Разжег костер, согрел в своей закопченной походной кружке чай и наконец-то вдоволь напился сладкого вкусного чая с заваркой из малиновых и березовых листьев. Отдохнув и немного порыбачив, с трудом спихнул плот с наклонного берега в холодную воду и стремительно поплыл. Приходилось постоянно работать шестом, объезжая препятствия и большие коряги в воде, перелезать через нависшие над водой деревья или сгибаться под ними, избегать столкновения с берегами на прижимах. В некоторых местах шест не доставал дна и приходилось грести толстой палкой, как веслом и лишь на редких плесах можно было передохнуть на десяток, другой минут.

Уже менее чем через час сплава встретился первый прочный затор. Река была напрочь перекрыта упавшими друг на друга с обеих сторон большими деревьями. Пришлось срочно чалить к берегу и осматривать затор. Чтобы его разобрать, здесь работы на полдня, в холодной воде, орудуя моим маленьким топориком.

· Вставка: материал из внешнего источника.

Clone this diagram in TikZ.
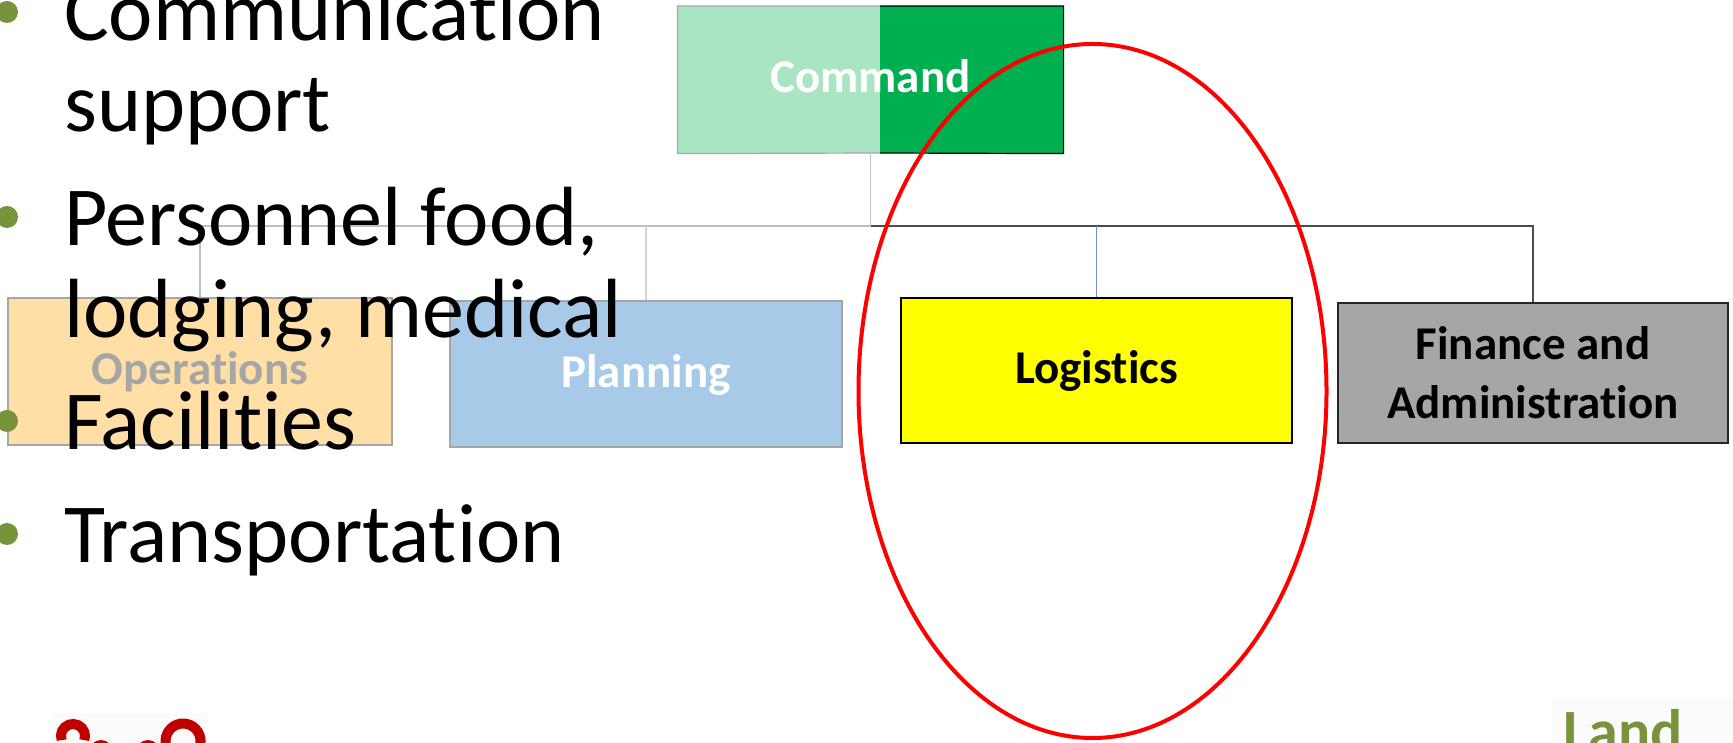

Пришлось разбирать плот и по бревнышку волочить их по берегу через завал, а там снова собирать. Вторая копия получилась более хлипкой, но что получилось, на том и поплыл. Низко нависающие ветки и стволы, едва не сбросили вещмешок в воду, успел выхватить уже из воды. Поэтому пришлось его приладить на спину, а топорик засунуть за пояс, хотя это и создавало неудобства при беганье по плоту. Лес у речки стал гуще, а завалы чаще.